Three professors in the History Department impacted Thompson’s thinking: David Tharp, Jennifer Keene and James Sandos. “What I remember most clearly was their deep enthusiasm and a sense that the topics we were studying mattered,” he says. “History as taught by that trio was about exploring and investigating the world and trying to see it through different perspectives. They encouraged me to do extra reading, pointed me in the direction of books that influenced them, sat down with me after hours. They treated me like an adult. After my high school experience, that was refreshing and inspiring.”
While working with residents of low-income housing in Brooklyn, N.Y. Thompson used grassroots organizing techniques to empower through self-advocacy. He had no idea those same techniques had been developed much earlier by a man named Fred Ross, a low-profile, highly influential labor organizer who mentored many people, including César Chávez and Dolores Huerta, founders of the National Farm Workers Association.
In America’s Social Arsonist: Fred Ross and Grassroots Organizing in the Twentieth Century (2016), Thompson weaves interviews, historical records and the memory of place together to reveal the intense drive that led Ross to dedicate his adult life to empowering others, often to the detriment of himself and his family.
Thompson has written extensively on labor, immigration and related issues for Color Lines, The Nation, Mother Jones and The New York Times, immersing himself deeply in the communities on which he is reporting. “The ongoing learning curve for me has been to better understand how deep my privilege goes,” he says. It is awe-inspiring to learn how many huge challenges people face that I never had to overcome and how they do so with dignity and sometimes joy.”

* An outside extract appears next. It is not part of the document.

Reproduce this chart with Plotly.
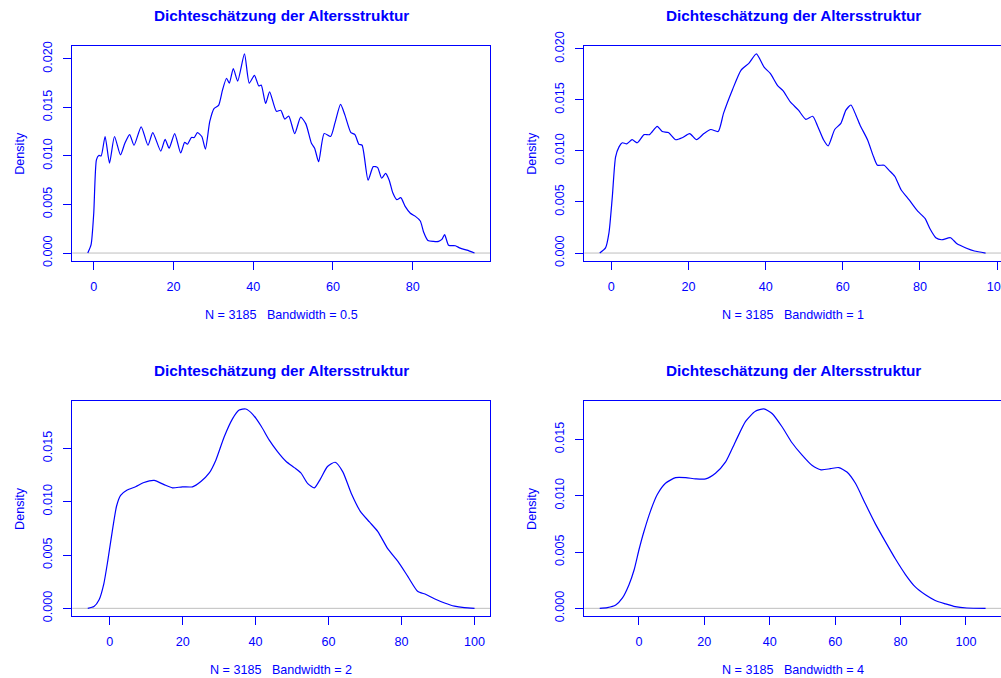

What’s next for Thompson? Currently, he is interviewing farm workers, growers and teachers who work with children doing field work in California. These interviews will become a Voice of Witness reader allowing the individuals to share their own narratives. “Here I get to hit record and ask open-ended questions and mostly listen, seeing where the topic goes,” he says, “allowing them to talk about their lives apart from being farmworkers. Just like anyone else, work is one thing they do, but they do much else, too.”